Campaigners calling for a ban on EU trade with all illegal settlements welcome the decision by MEPs to request an exchange of views on the matter with the European Commission.
Brussels, 27 June 2023 – Members of the European Parliament (MEPs) on the international trade committee (INTA) today decided to invite the European Commission for an exchange of views about EU trade with all illegal settlements.
The decision follows from a petition for a trade ban, signed by 277,717 EU citizens, which was unanimously supported by the European Parliament’s petitions committee (PETI) on April 26, and sent to the INTA committee and the Commission to respond.
The petition calls on the Commission to propose a law to prevent EU businesses from both importing products originating in illegal settlements in occupied territories and exporting to such territories, in order to preserve the integrity of the European internal market and to not aid or assist the maintenance of such unlawful situations.
Tom Moerenhout, legal scholar said:
“EU citizens want to see consistent trade policies. Trade with illegal settlements – even on non-preferential trade terms – helps to sustain them. Whereas the EU acknowledges that such settlements hold no legal validity, they still trade with them, and that is against international law which imposes both duties of non-recognition and of non-assistance of such unlawful situations.”
- The European Parliament’s PETI committee debated EU trade with illegal settlements on April 26 following testimony from Dr. Tom Moerenhout, an international law expert and an organiser of the European Citizens Initiative (ECI) “Ensuring Common Commercial Policy conformity with EU Treaties and compliance with international law”. Video recording available here.

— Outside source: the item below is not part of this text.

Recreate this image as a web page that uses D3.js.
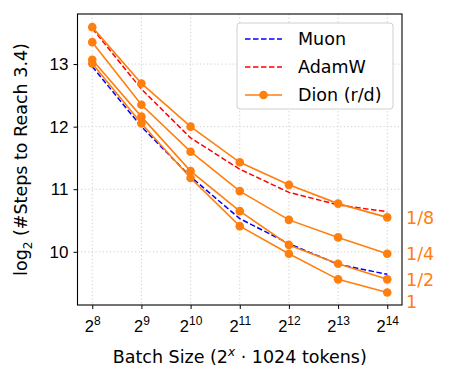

- Originally the European Commission refused to register the ECI, evading accountability by saying it was not competent to enact a general prohibition on trade with illegal settlements. Only after citizens successfully sued the Commission, did the EU’s cabinet government acknowledge that yes, it has the competence to implement a general rule to stop illegal settlement trade and that this is indeed considered a general measure in respect of international and EU law rather than a sanction. Further information available here.
- The transfer of an occupying power’s civilian population to a militarily occupied territory violates the Fourth Geneva Convention and, under the Rome Statute of the International Criminal Court, is a war crime.
- More than 150 European and international fair trade and human rights organisations support the EU ban petition, including Oxfam, Human Rights Watch, Avaaz and ECCP.
- The decision was made today by coordinators in the INTA committee. European Parliament political groups elect “coordinators” for each parliamentary committee. They are each group’s political leader there. The coordinators meeting was held in camera.